What you are asked to do: Print the material below exactly as it stands, please, from its first line to the line holding "0.02862, 0.03231, 0.03540, 0.03936, 0.04228]", with no pictures.

____________________

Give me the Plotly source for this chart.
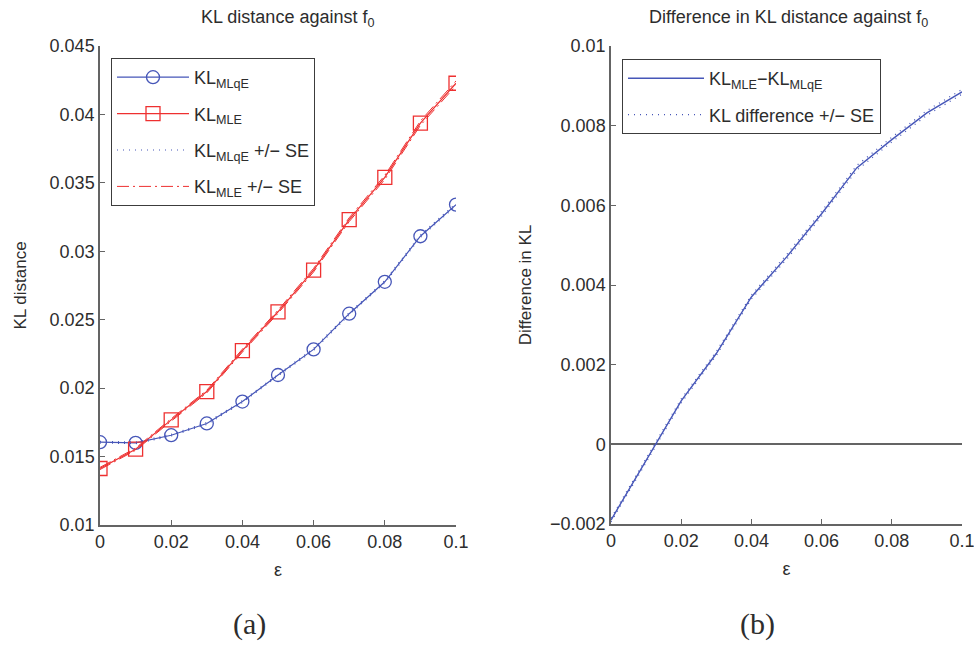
import plotly.graph_objects as go

# Contamination levels
eps = [0.0, 0.01, 0.02, 0.03, 0.04, 0.05, 0.06, 0.07, 0.08, 0.09, 0.10]

# Mean KL distance to f0 for each estimator
kl_mlqe = [0.01605, 0.01600, 0.01656, 0.01742, 0.01902, 0.02096,
           0.02283, 0.02544, 0.02777, 0.03110, 0.03341]
kl_mle = [0.01413, 0.01554, 0.01768, 0.01975, 0.02274, 0.02558,
          0.02862, 0.03231, 0.03540, 0.03936, 0.04228]

# Standard errors of the mean KL distances
se_mlqe = [0.00006, 0.00006, 0.00006, 0.00007, 0.00007, 0.00007,
           0.00008, 0.00008, 0.00008, 0.00009, 0.00009]
se_mle = [0.00008, 0.00008, 0.00009, 0.00010, 0.00011, 0.00012,
          0.00013, 0.00014, 0.00015, 0.00016, 0.00017]

# Difference KL_MLE - KL_MLqE and its standard error
kl_diff = [-0.00190, -0.00042, 0.00109, 0.00228, 0.00370, 0.00470,
           0.00579, 0.00694, 0.00765, 0.00832, 0.00885]
se_diff = [0.00005, 0.00005, 0.00005, 0.00005, 0.00005, 0.00006,
           0.00006, 0.00006, 0.00006, 0.00006, 0.00006]

# Tick labels
x_ticks = [0.0, 0.02, 0.04, 0.06, 0.08, 0.10]
x_ticktext = ["0", "0.02", "0.04", "0.06", "0.08", "0.1"]
ya_ticks = [0.01, 0.015, 0.02, 0.025, 0.03, 0.035, 0.04, 0.045]
ya_ticktext = ["0.01", "0.015", "0.02", "0.025", "0.03", "0.035", "0.04", "0.045"]
yb_ticks = [-0.002, 0.0, 0.002, 0.004, 0.006, 0.008, 0.01]
yb_ticktext = ["\u22120.002", "0", "0.002", "0.004", "0.006", "0.008", "0.01"]

BLUE = "rgb(70,86,184)"
RED = "rgb(238,48,48)"
AXIS = "rgb(100,100,100)"
TEXT = "rgb(45,45,45)"
FONT = "Liberation Sans, Arial, sans-serif"
SERIF = "Liberation Serif, DejaVu Serif, serif"

W, H = 974, 645


def px_x(p):
    return p / W


def px_y(p):
    return 1 - p / H


fig = go.Figure()

# ---- panel (a): KL distances ----
fig.add_trace(go.Scatter(
    x=eps, y=kl_mlqe, mode="lines+markers", name="KL<sub>MLqE</sub>",
    line=dict(color=BLUE, width=1.2),
    marker=dict(symbol="circle-open", size=13, color=BLUE, line=dict(width=1.3)),
    xaxis="x", yaxis="y", legend="legend"))
fig.add_trace(go.Scatter(
    x=eps, y=kl_mle, mode="lines+markers", name="KL<sub>MLE</sub>",
    line=dict(color=RED, width=1.2),
    marker=dict(symbol="square-open", size=14, color=RED, line=dict(width=1.3)),
    xaxis="x", yaxis="y", legend="legend"))

for sign, show in ((1, True), (-1, False)):
    fig.add_trace(go.Scatter(
        x=eps, y=[m + sign * s for m, s in zip(kl_mlqe, se_mlqe)],
        mode="lines", name="KL<sub>MLqE</sub> +/\u2212 SE",
        legendgroup="se_mlqe", showlegend=show,
        line=dict(color=BLUE, width=1.2, dash="1px,5px"),
        xaxis="x", yaxis="y", legend="legend"))
for sign, show in ((1, True), (-1, False)):
    fig.add_trace(go.Scatter(
        x=eps, y=[m + sign * s for m, s in zip(kl_mle, se_mle)],
        mode="lines", name="KL<sub>MLE</sub> +/\u2212 SE",
        legendgroup="se_mle", showlegend=show,
        line=dict(color=RED, width=1, dash="12px,4px,2px,4px"),
        xaxis="x", yaxis="y", legend="legend"))

# ---- panel (b): difference ----
fig.add_trace(go.Scatter(
    x=eps, y=kl_diff, mode="lines", name="KL<sub>MLE</sub>\u2212KL<sub>MLqE</sub>",
    line=dict(color=BLUE, width=1.4),
    xaxis="x2", yaxis="y2", legend="legend2"))
for sign, show in ((1, True), (-1, False)):
    fig.add_trace(go.Scatter(
        x=eps, y=[m + sign * s for m, s in zip(kl_diff, se_diff)],
        mode="lines", name="KL difference +/\u2212 SE",
        legendgroup="se_diff", showlegend=show,
        line=dict(color=BLUE, width=1.2, dash="1px,5px"),
        xaxis="x2", yaxis="y2", legend="legend2"))

axis_common = dict(
    showline=True, linecolor=AXIS, linewidth=1.5, mirror=False,
    ticks="inside", ticklen=5, tickcolor=AXIS, tickwidth=1.2,
    showgrid=False, automargin=False, ticklabeloverflow="allow",
    tickfont=dict(family=FONT, size=18, color=TEXT),
)

fig.update_layout(
    width=W, height=H,
    margin=dict(l=0, r=0, t=0, b=0),
    paper_bgcolor="white", plot_bgcolor="white",
    font=dict(family=FONT, color=TEXT),
    xaxis=dict(domain=[px_x(100), px_x(456)], range=[0, 0.1], anchor="y",
               tickmode="array", tickvals=x_ticks, ticktext=x_ticktext,
               title=dict(text="\u03b5", font=dict(size=18, family=FONT), standoff=12),
               zeroline=False, **axis_common),
    yaxis=dict(domain=[px_y(525), px_y(46)], range=[0.01, 0.045], anchor="x",
               tickmode="array", tickvals=ya_ticks, ticktext=ya_ticktext,
               title=dict(text="KL distance", font=dict(size=17, family=FONT), standoff=19),
               zeroline=False, **axis_common),
    xaxis2=dict(domain=[px_x(611), px_x(962)], range=[0, 0.1], anchor="y2",
                tickmode="array", tickvals=x_ticks, ticktext=x_ticktext,
                title=dict(text="\u03b5", font=dict(size=18, family=FONT), standoff=12),
                zeroline=False, **axis_common),
    yaxis2=dict(domain=[px_y(524), px_y(46)], range=[-0.002, 0.01], anchor="x2",
                tickmode="array", tickvals=yb_ticks, ticktext=yb_ticktext,
                title=dict(text="Difference in KL", font=dict(size=17, family=FONT), standoff=14),
                zeroline=True, zerolinecolor=AXIS, zerolinewidth=1.5, **axis_common),
    legend=dict(x=px_x(111), y=px_y(58), xanchor="left", yanchor="top",
                bgcolor="white", bordercolor="rgb(60,60,60)", borderwidth=1,
                font=dict(family=FONT, size=18, color=TEXT), itemwidth=72),
    legend2=dict(x=px_x(622), y=px_y(59), xanchor="left", yanchor="top",
                 bgcolor="white", bordercolor="rgb(60,60,60)", borderwidth=1,
                 font=dict(family=FONT, size=18, color=TEXT), itemwidth=76),
    showlegend=True,
)

# Panel titles and captions
fig.add_annotation(text="KL distance against f<sub>0</sub>", x=px_x(287), y=px_y(18),
                   xref="paper", yref="paper", xanchor="center", yanchor="middle",
                   showarrow=False, font=dict(family=FONT, size=18, color=TEXT))
fig.add_annotation(text="Difference in KL distance against f<sub>0</sub>", x=px_x(788), y=px_y(18),
                   xref="paper", yref="paper", xanchor="center", yanchor="middle",
                   showarrow=False, font=dict(family=FONT, size=18, color=TEXT))
fig.add_annotation(text="(a)", x=px_x(249), y=px_y(624), xref="paper", yref="paper",
                   xanchor="center", yanchor="middle",
                   showarrow=False, font=dict(family=SERIF, size=30, color=TEXT))
fig.add_annotation(text="(b)", x=px_x(757), y=px_y(624), xref="paper", yref="paper",
                   xanchor="center", yanchor="middle",
                   showarrow=False, font=dict(family=SERIF, size=30, color=TEXT))

fig.write_html("out.html")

____________________

The completed task:
Give me the Plotly source for this chart.
import plotly.graph_objects as go

# Contamination levels
eps = [0.0, 0.01, 0.02, 0.03, 0.04, 0.05, 0.06, 0.07, 0.08, 0.09, 0.10]

# Mean KL distance to f0 for each estimator
kl_mlqe = [0.01605, 0.01600, 0.01656, 0.01742, 0.01902, 0.02096,
           0.02283, 0.02544, 0.02777, 0.03110, 0.03341]
kl_mle = [0.01413, 0.01554, 0.01768, 0.01975, 0.02274, 0.02558,
          0.02862, 0.03231, 0.03540, 0.03936, 0.04228]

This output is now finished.